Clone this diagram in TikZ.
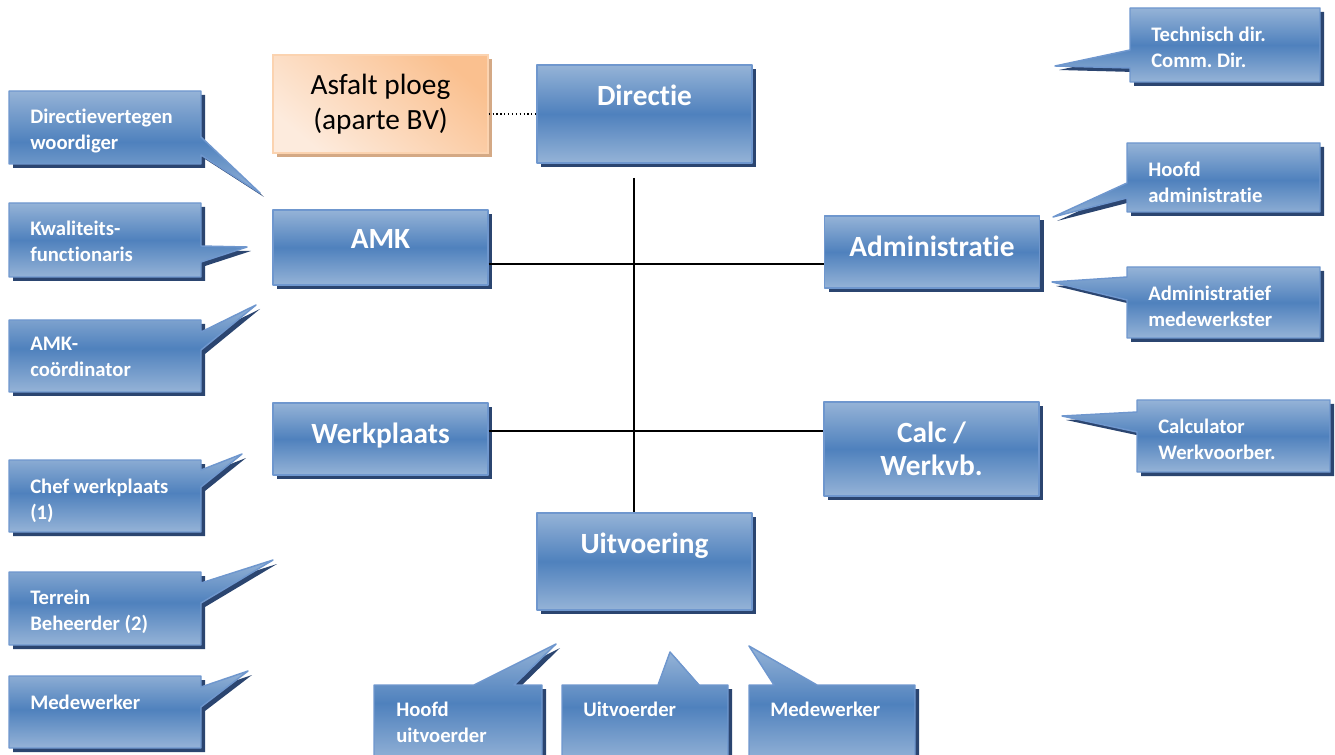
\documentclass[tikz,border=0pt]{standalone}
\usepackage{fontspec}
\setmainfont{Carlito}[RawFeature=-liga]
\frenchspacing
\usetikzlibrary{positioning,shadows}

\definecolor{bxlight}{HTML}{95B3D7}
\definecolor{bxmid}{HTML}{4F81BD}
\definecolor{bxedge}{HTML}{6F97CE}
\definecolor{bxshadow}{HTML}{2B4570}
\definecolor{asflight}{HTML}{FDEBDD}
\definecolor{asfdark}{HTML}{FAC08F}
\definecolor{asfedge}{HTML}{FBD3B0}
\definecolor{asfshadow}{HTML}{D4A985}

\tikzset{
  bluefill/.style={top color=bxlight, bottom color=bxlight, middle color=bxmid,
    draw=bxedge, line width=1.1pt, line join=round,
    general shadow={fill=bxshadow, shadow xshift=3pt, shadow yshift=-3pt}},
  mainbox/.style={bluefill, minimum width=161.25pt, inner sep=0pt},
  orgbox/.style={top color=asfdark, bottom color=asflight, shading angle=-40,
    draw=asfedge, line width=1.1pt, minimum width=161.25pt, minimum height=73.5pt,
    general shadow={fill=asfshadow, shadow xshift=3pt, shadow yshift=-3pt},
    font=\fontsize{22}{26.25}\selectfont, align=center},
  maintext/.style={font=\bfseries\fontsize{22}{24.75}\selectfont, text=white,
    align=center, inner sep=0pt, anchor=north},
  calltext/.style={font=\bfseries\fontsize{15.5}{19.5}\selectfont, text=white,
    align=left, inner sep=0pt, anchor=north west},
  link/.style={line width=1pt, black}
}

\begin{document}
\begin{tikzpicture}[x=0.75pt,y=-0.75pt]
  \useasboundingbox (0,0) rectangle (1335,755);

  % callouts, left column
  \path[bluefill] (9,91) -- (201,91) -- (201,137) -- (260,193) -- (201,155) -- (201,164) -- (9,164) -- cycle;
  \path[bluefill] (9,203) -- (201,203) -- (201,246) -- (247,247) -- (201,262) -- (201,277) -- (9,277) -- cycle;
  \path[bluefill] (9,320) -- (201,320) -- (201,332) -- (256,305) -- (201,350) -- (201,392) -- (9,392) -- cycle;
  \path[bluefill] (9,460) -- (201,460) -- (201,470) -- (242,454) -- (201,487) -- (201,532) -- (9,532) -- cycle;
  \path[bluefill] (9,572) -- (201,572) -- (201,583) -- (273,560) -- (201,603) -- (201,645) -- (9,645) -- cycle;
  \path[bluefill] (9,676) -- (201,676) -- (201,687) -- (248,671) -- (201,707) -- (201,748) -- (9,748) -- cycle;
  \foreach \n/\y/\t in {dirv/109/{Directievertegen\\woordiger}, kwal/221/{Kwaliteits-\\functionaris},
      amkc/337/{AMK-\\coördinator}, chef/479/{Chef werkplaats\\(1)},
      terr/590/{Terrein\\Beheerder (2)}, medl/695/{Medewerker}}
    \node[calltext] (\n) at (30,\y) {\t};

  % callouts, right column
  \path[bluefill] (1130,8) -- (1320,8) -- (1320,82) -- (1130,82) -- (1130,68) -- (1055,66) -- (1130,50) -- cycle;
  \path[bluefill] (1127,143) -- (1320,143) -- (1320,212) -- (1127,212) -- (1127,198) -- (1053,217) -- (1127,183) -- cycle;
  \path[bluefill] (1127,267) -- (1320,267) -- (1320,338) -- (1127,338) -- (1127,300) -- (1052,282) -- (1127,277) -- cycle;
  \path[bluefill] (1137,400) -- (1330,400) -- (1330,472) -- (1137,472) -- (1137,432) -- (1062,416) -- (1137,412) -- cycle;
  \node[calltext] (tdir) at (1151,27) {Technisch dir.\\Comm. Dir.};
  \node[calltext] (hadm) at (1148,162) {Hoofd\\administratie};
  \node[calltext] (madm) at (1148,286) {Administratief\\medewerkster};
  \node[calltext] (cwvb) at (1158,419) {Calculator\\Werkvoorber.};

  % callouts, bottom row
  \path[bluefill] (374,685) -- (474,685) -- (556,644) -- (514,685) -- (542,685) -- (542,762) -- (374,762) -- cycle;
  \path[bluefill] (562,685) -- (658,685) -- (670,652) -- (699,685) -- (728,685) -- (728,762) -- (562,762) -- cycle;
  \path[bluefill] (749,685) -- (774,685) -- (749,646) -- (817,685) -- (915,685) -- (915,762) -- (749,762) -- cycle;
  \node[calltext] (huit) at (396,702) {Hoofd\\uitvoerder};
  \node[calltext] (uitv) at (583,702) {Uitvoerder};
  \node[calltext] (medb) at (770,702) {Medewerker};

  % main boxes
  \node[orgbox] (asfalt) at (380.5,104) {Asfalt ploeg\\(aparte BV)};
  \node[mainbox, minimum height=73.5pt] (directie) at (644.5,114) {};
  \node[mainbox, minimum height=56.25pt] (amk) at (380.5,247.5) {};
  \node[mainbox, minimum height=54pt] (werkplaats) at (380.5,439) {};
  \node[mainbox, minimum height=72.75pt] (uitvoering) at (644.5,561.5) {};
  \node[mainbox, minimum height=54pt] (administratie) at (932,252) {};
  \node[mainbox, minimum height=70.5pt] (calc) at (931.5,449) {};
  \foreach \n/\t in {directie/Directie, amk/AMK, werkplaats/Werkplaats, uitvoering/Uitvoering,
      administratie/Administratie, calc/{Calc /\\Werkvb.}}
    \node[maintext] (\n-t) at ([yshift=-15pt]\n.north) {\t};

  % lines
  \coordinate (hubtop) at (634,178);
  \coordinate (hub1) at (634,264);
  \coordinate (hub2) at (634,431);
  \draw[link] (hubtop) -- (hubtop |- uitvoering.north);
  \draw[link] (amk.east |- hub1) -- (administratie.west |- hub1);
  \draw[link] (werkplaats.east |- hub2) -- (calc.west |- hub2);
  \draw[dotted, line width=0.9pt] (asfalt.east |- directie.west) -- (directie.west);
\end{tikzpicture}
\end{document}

● ● ● ● ●

Go from the first line of the data above to the line containing "(0,0) rectangle (1335,755);" and retype exactly those lines, both included, but none of the pictures.

Clone this diagram in TikZ.
\documentclass[tikz,border=0pt]{standalone}
\usepackage{fontspec}
\setmainfont{Carlito}[RawFeature=-liga]
\frenchspacing
\usetikzlibrary{positioning,shadows}

\definecolor{bxlight}{HTML}{95B3D7}
\definecolor{bxmid}{HTML}{4F81BD}
\definecolor{bxedge}{HTML}{6F97CE}
\definecolor{bxshadow}{HTML}{2B4570}
\definecolor{asflight}{HTML}{FDEBDD}
\definecolor{asfdark}{HTML}{FAC08F}
\definecolor{asfedge}{HTML}{FBD3B0}
\definecolor{asfshadow}{HTML}{D4A985}

\tikzset{
  bluefill/.style={top color=bxlight, bottom color=bxlight, middle color=bxmid,
    draw=bxedge, line width=1.1pt, line join=round,
    general shadow={fill=bxshadow, shadow xshift=3pt, shadow yshift=-3pt}},
  mainbox/.style={bluefill, minimum width=161.25pt, inner sep=0pt},
  orgbox/.style={top color=asfdark, bottom color=asflight, shading angle=-40,
    draw=asfedge, line width=1.1pt, minimum width=161.25pt, minimum height=73.5pt,
    general shadow={fill=asfshadow, shadow xshift=3pt, shadow yshift=-3pt},
    font=\fontsize{22}{26.25}\selectfont, align=center},
  maintext/.style={font=\bfseries\fontsize{22}{24.75}\selectfont, text=white,
    align=center, inner sep=0pt, anchor=north},
  calltext/.style={font=\bfseries\fontsize{15.5}{19.5}\selectfont, text=white,
    align=left, inner sep=0pt, anchor=north west},
  link/.style={line width=1pt, black}
}

\begin{document}
\begin{tikzpicture}[x=0.75pt,y=-0.75pt]
  \useasboundingbox (0,0) rectangle (1335,755);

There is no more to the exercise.